Supporting sequential neighbors could further improve the resilience.
Second, DHTs are designed to provide efficient routing. The goal is to
minimize end-to-end overlay path latency, not just the number of hops. PNS
is more important than PRS to improve the path latency. The performance of
PNS and PRS is independent of geometry. Supporting PNS in geometry is
crucial. Last, local convergence leads to low latency and bandwidth
saving. The result is similar to path latency property. PNS is more
effective than PRS and other properties in geometries could be ignored.
As the authors claim in the paper, their analysis has some limitations.
They do not consider all geometries, they ignore the details of
algorithms, and they only consider latency as performance metric. The
results show that the Ring works well for p2p. It seems that research on
designing more complex and fancy geometry is not urgent and interesting.

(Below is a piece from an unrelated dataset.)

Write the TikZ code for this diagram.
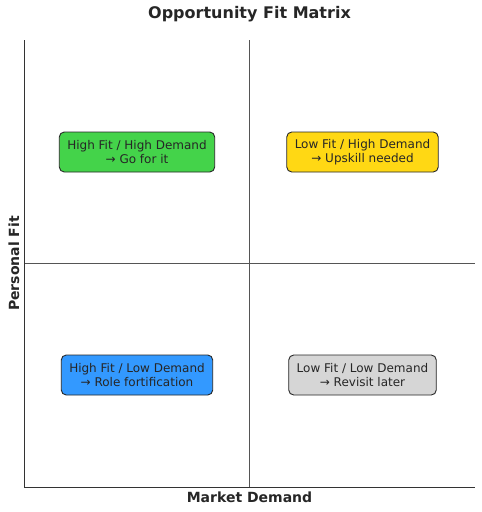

Optimizations and more efficient routing algorithms based on the Ring may
be enough for current p2p architecture.
Another problem in DHT routing is how to pick up the entry node. In most
of current DHTs, when a client issues a query, it selects a random (or a
“close”) node and the first node decides the next hop. The potential entry
nodes are not symmetric to a given destination. The selection may affect
the path length and latency. The selection should consider the proximity
properties. When a new node comes, it needs to register in a Bootstrap
node, even though it may be physically close to an existing peer.